Campaigns should not be fundraising competitions. They should be battles of ideas. In a perfect world, candidates would each receive an equal amount of money and equivalent media exposure in order to make their pitch. In the internet age, there is little need for candidates to travel around and flood the airwaves with advertising anyway. If people are looking for detailed information on a candidate, they can just go to the person’s web site. You can learn a lot more there than you can from a 30-second commercial, a pamphlet in the mail, or a sound bite from a campaign speech.

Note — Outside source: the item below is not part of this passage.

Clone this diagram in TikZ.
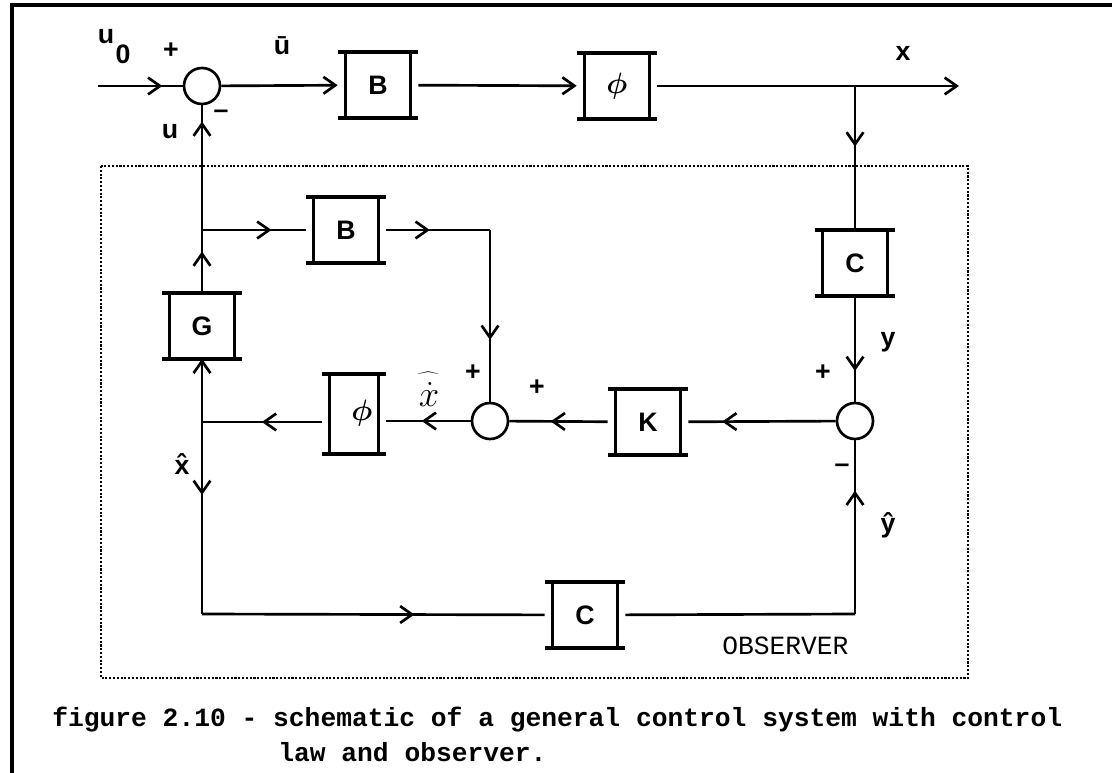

Those who want to get the big money out of politics have often turned to various ideas for campaign finance reform. It is very difficult, however, in a nation that supports the concept of free speech, to snuff out every method that individuals and organizations may use to push their political agenda. Plus, incumbents have little motivation to change a system in which they have a distinct fundraising advantage. So there is only one, simple solution to our problem of “bought-off” candidates running crappy campaigns: higher quality voters. If voters were no longer influenced by the garbage put out by political campaigns, then candidates would no longer need the money to feed it to us. I have always been baffled by tactics like political commercials, sign hanging, and robo-Bill Clinton calling us up to tell us how to vote. Are people actually influenced by this stuff? If you see a sign enough times that says, “vote for Bob,” do you eventually just go ahead and do it? Do you really take seriously anything that is said in an obviously biased campaign commercial? Do you get excited when a “virtual celebrity” calls you up to give some political advice? Do people who run campaigns think that we are this stupid? No. They know that we are.

Political advertising is no different from any other form of advertising. Candidates are sold in the same way as beer, prescription drugs, and car insurance: visual images, attacks on competitors, celebrity endorsements, and catchy slogans. If this stuff did not work, then they would change their tactics. Unfortunately, advertisers of all kinds have spent decades honing their craft. To change the nature of advertising, it may be necessary to change human nature. Reversing the effects of millennia of human evolution, however, is a bitch. Our brains are bigger than other creatures, but like all animals, we are often driven by irrational impulses, not our potential capacity for reason.

So in the end, a democracy is only as good as its voting public, a fact that has caused many political philosophers over the centuries to question the wisdom of giving the masses too much input. Most Americans, however, have concluded that elections, for all their weaknesses, are the best way to choose leaders. But if we want better leaders, then we must do out best to become people who are not so easily manipulated into buying things.